5. En este marco, los cristianos están invitados a asumir con mayor claridad y determinación su responsabilidad en el seno de la Iglesia y de la sociedad. En cuanto ciudadanos de un país de inmigración y conscientes de las exigencias de la fe, los creyentes deben mostrar que el evangelio de Cristo está al servicio del bien y de la libertad de todos los hijos de Dios. Tanto individualmente como en las parroquias, asociaciones o movimientos, los cristianos no pueden renunciar a tomar posición en favor de las personas marginadas o abandonadas a su impotencia.
La inmigración es uno de los debates que nunca se agotan y se replantean continuamente. Los cristianos deben participar en él, formulando propuestas con el fin de abrir perspectivas seguras que puedan realizarse también en el ámbito político. La simple denuncia del racismo o de la xenofobia no basta.
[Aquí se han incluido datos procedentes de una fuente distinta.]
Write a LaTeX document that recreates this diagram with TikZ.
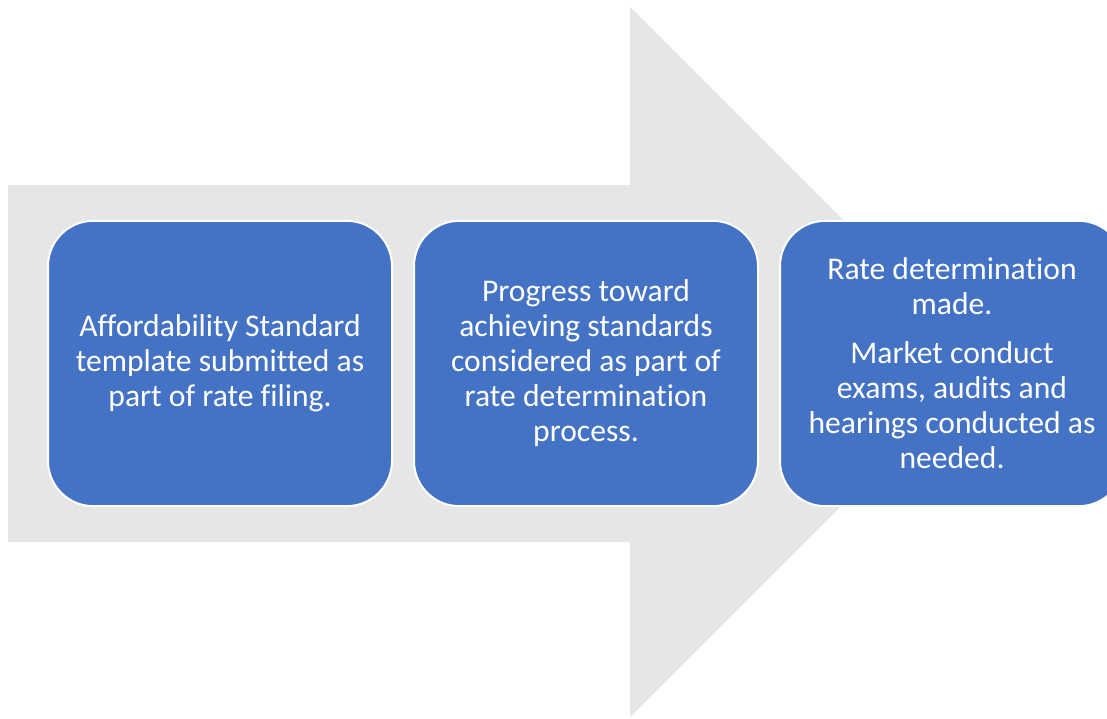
\documentclass[tikz,border=0pt]{standalone}
\usepackage{fontspec}
\setmainfont{Carlito}[Ligatures=NoCommon]
\usetikzlibrary{positioning}
\definecolor{stageblue}{HTML}{4472C4}
\definecolor{arrowgray}{HTML}{E6E6E6}
\tikzset{
  stage/.style={draw=white, line width=1.5pt, fill=stageblue, rounded corners=34pt,
    minimum width=258pt, minimum height=214pt, inner sep=0pt, align=center,
    text=white, font=\fontsize{23.7}{26.25}\selectfont},
}
\begin{document}
\begin{tikzpicture}[x=0.75pt,y=0.75pt]
      \clip (0,0) rectangle (1107,718);
      % big arrow behind the stages
      \path[fill=arrowgray] (8,533) -- (630,533) -- (630,711) -- (985,356) -- (630,1) -- (630,176) -- (8,176) -- cycle;

      \node[stage] (filing) at (220,354.5) {Affordability Standard\\template submitted as\\part of rate filing.};
      \node[stage, right=15pt of filing] (review) {Progress toward\\achieving standards\\considered as part of\\rate determination\\process.};
      \node[stage, right=15pt of review] (decision) {Rate determination\\made.\\[10.5pt]Market conduct\\exams, audits and\\hearings conducted as\\needed.};
\end{tikzpicture}
\end{document}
Además de comprometerse en proyectos de defensa y promoción de los derechos del emigrante, la Iglesia tiene «el deber de asumir cada vez más íntegramente el papel del buen samaritano, haciéndose prójimo de todos los excluidos».
6. «Las migraciones en el alba del tercer milenio». La inminencia del jubileo nos invita a esperar el alba de un nuevo día para las migraciones, invocando al «Sol de justicia», Jesucristo, para que ilumine las tinieblas que se ciernen sobre el horizonte de los países de donde tantas personas se ven obligadas a partir. Los cristianos dedicados a la asistencia y al cuidado de los emigrantes encuentran en esta esperanza un nuevo motivo de compromiso. Quisiera recordar aquí lo que recomendé ya en la carta apostólica Tertio millennio adveniente: «En el espíritu del libro del Levítico (25, 8-28), los cristianos deberán hacerse voz de todos los pobres del mundo, proponiendo el jubileo como un tiempo oportuno para pensar entre otras cosas en una notable reducción, si no en una total condonación, de la deuda externa, que grava sobre el destino de muchas naciones» (n. 51). Es sabido que esas naciones coinciden precisamente con aquellas en donde hoy se originan los flujos más grandes y persistentes de emigrantes.
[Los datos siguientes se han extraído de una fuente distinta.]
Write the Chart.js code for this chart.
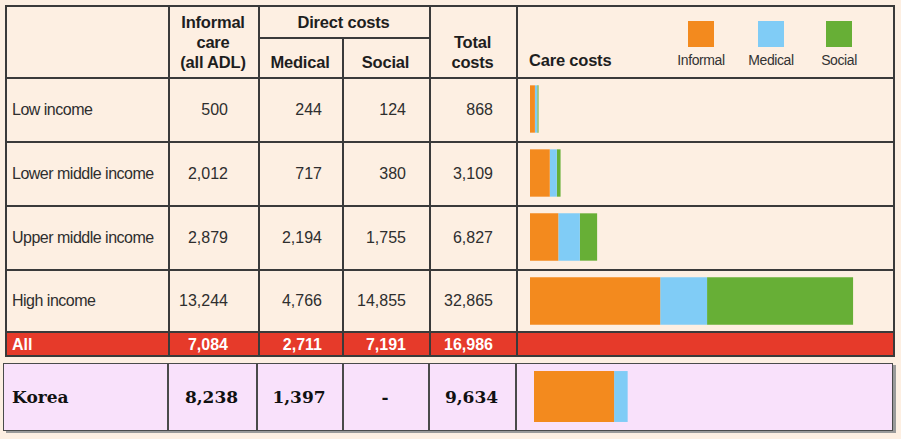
<!DOCTYPE html>
<html><head><meta charset="utf-8">
<script src="https://cdn.jsdelivr.net/npm/chart.js@4/dist/chart.umd.min.js"></script>
<style>
html,body{margin:0;padding:0;}
body{width:901px;height:439px;background:#fdefe2;position:relative;overflow:hidden;
 font-family:"Liberation Sans",Arial,sans-serif;color:#2e2e2e;}
.ln{position:absolute;background:#3a3a3a;}
.c{position:absolute;display:flex;align-items:center;box-sizing:border-box;white-space:nowrap;line-height:1;}
.hd{position:absolute;text-align:center;font-weight:bold;font-size:16.5px;letter-spacing:-0.2px;line-height:20px;color:#1e1e1e;white-space:nowrap;}
.body{font-size:16px;}
.lab{letter-spacing:-0.5px;}
.all{font-size:16px;font-weight:bold;color:#fff;}
.kor{font-family:"DejaVu Serif",serif;font-weight:bold;font-size:17px;color:#111;}
.sq{position:absolute;width:26px;height:26px;}
.lg{position:absolute;font-size:14px;letter-spacing:-0.4px;text-align:center;width:80px;line-height:20px;color:#333;}
canvas{position:absolute;}
</style></head>
<body>
<script>
// ---- data ----
const categories = ['Low income','Lower middle income','Upper middle income','High income'];
const informal = [500, 2012, 2879, 13244];
const medical  = [244, 717, 2194, 4766];
const social   = [124, 380, 1755, 14855];
const total    = [868, 3109, 6827, 32865];
const allLabel = 'All';
const allValues = [7084, 2711, 7191, 16986];
const koreaLabel = 'Korea';
const koreaInformal = [8238];
const koreaMedical = [1397];
const koreaSocial = [null];
const koreaTotal = [9634];
const seriesNames = ['Informal','Medical','Social'];
const seriesColors = ['#f38a1e','#80ccf6','#67af36'];
const xMax = 36620;

const B = document.body;
function el(tag, cls, style, html){const d=document.createElement(tag); if(cls)d.className=cls; Object.assign(d.style,style); if(html!==undefined)d.innerHTML=html; B.appendChild(d); return d;}
function line(x,y,w,h,col){el('div','ln',{left:x+'px',top:y+'px',width:w+'px',height:h+'px',background:col||'#3a3a3a'});}
function cell(x1,y1,x2,y2,txt,align,cls,pad){
  return el('div','c '+(cls||''),{left:x1+'px',top:y1+'px',width:(x2-x1)+'px',height:(y2-y1)+'px',
    justifyContent:align==='r'?'flex-end':(align==='c'?'center':'flex-start'),
    paddingRight:(align==='r'?pad:0)+'px',paddingLeft:(align==='l'?pad:0)+'px'},txt);
}
const fmt = v => v==null ? '-' : v.toLocaleString('en-US');

// red "All" band
el('div','',{position:'absolute',left:'5px',top:'332px',width:'890px',height:'25px',background:'#e63a2a'});
// Korea box
el('div','',{position:'absolute',left:'3px',top:'363px',width:'888px',height:'66px',background:'#f9e1fb',
  border:'1.5px solid #4a4a4a',boxShadow:'3px 2px 0 #9a9a9a'});

// main table grid
const colX=[168,258,342,429,516];
line(5,5,890,2); line(5,355,890,2); line(5,5,2,352); line(893,5,2,352);
colX.forEach(x=>{ if(x===342) line(x,38,2,319); else line(x,5,2,352); });
line(258,37,171,2);
[77,141,205,269,331].forEach(y=>line(5,y,890,2));
// Korea grid
[167,256,342,428,515].forEach(x=>line(x,363,1.5,68,'#4a4a4a'));

// headers
el('div','hd',{left:'168px',top:'12px',width:'90px'},'Informal<br>care<br>(all ADL)');
el('div','hd',{left:'258px',top:'12px',width:'171px'},'Direct costs');
el('div','hd',{left:'258px',top:'52px',width:'84px'},'Medical');
el('div','hd',{left:'342px',top:'52px',width:'87px'},'Social');
el('div','hd',{left:'429px',top:'32px',width:'87px'},'Total<br>costs');
el('div','hd',{left:'529px',top:'50px',textAlign:'left'},'Care costs');
// legend
const sqX=[688,758,826];
seriesNames.forEach((n,i)=>{
  el('div','sq',{left:sqX[i]+'px',top:'21px',background:seriesColors[i]});
  el('div','lg',{left:(sqX[i]+13-40)+'px',top:'50px'},n);
});

// body rows
const rowY=[[77,143],[141,207],[205,271],[269,333]];
const rightX=[228,322,406,493];
const colL=[168,258,342,429];
categories.forEach((c,i)=>{
  const [y1,y2]=rowY[i];
  cell(7,y1,168,y2,c,'l','body lab',5);
  [informal[i],medical[i],social[i],total[i]].forEach((v,j)=>cell(colL[j],y1,rightX[j],y2,fmt(v),'r','body',0));
});
// All row
cell(7,333,168,357,allLabel,'l','all',5);
allValues.forEach((v,j)=>cell(colL[j],333,rightX[j],357,fmt(v),'r','all',0));
// Korea row
const kX=[167,256,342,428,515];
cell(3,364,167,431,koreaLabel,'l','kor',9);
[koreaInformal[0],koreaMedical[0],koreaSocial[0],koreaTotal[0]].forEach((v,j)=>cell(kX[j],364,kX[j+1],431,fmt(v),'c','kor',0));

// charts
function mkCanvas(x,y,w,h){const c=document.createElement('canvas');c.width=w;c.height=h;c.style.left=x+'px';c.style.top=y+'px';c.style.width=w+'px';c.style.height=h+'px';B.appendChild(c);return c;}
function opts(){return {indexAxis:'y',responsive:false,maintainAspectRatio:false,animation:false,
  layout:{padding:0},events:[],
  plugins:{legend:{display:false},tooltip:{enabled:false}},
  scales:{x:{stacked:true,min:0,max:xMax,display:false},y:{stacked:true,display:false}}};}
function ds(data,i,bp){return {label:seriesNames[i],data:data,backgroundColor:seriesColors[i],borderWidth:0,barPercentage:bp,categoryPercentage:1};}
new Chart(mkCanvas(530,77,360,256),{type:'bar',data:{labels:categories,
  datasets:[ds(informal,0,0.74),ds(medical,1,0.74),ds(social,2,0.74)]},options:opts()});
new Chart(mkCanvas(534,363,356,67),{type:'bar',data:{labels:[koreaLabel],
  datasets:[ds(koreaInformal,0,0.76),ds(koreaMedical,1,0.76),ds(koreaSocial,2,0.76)]},options:opts()});
</script>
</body></html>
El compromiso en favor de la justicia en un mundo como el nuestro, marcado por intolerables desigualdades, es un aspecto característico de la preparación para la celebración del jubileo. Ciertamente, resultaría significativo un gesto por el cual la reconciliación, dimensión propia del jubileo, encontrara expresión en una forma de regularización de un amplio sector de esos inmigrantes que, más que los otros, sufren el drama de la precariedad y de la incertidumbre, es decir, los ilegales.
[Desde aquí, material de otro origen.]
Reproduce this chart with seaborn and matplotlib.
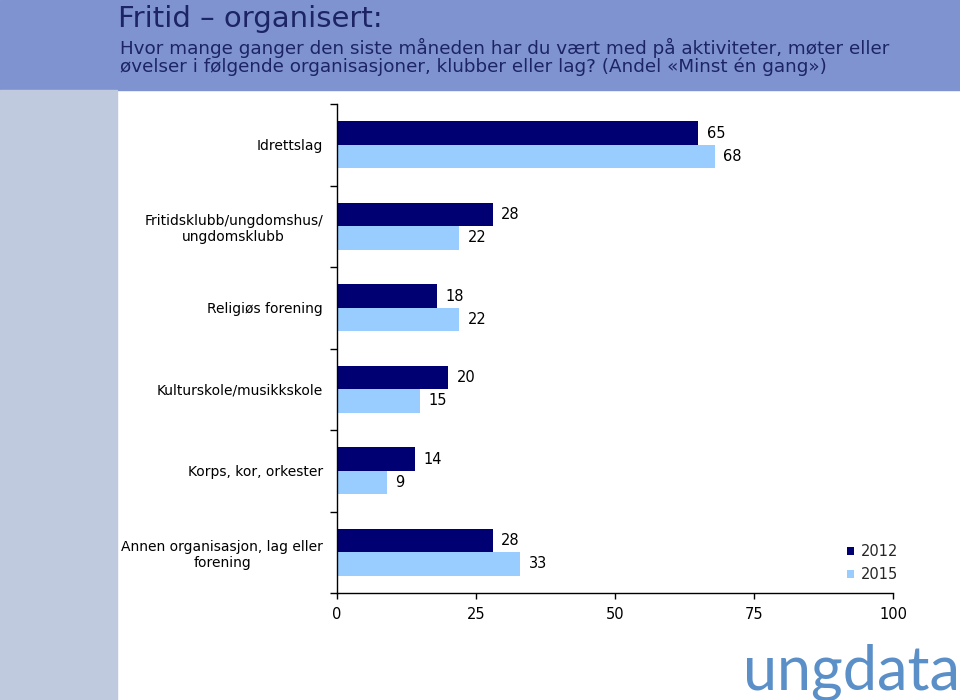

Éste es el año que, en la preparación para el gran jubileo del año 2000, la Iglesia ha consagrado de modo particular al Espíritu Santo. Pidámosle que infunda en nosotros los mismos sentimientos, deseos y anhelos del corazón de Cristo.
Que la Virgen María, cuya historia humana estuvo marcada por el dolor del exilio y de la migración, consuele y ayude a los que viven lejos de su patria e inspire en todos sentimientos de solidaridad y acogida hacia ellos.
En esta perspectiva, amadísimos hermanos y hermanas, al alentaros a perseverar en vuestro valioso trabajo, os imparto, como prenda de afecto, una especial bendición apostólica, que extiendo complacido a vuestros seres queridos.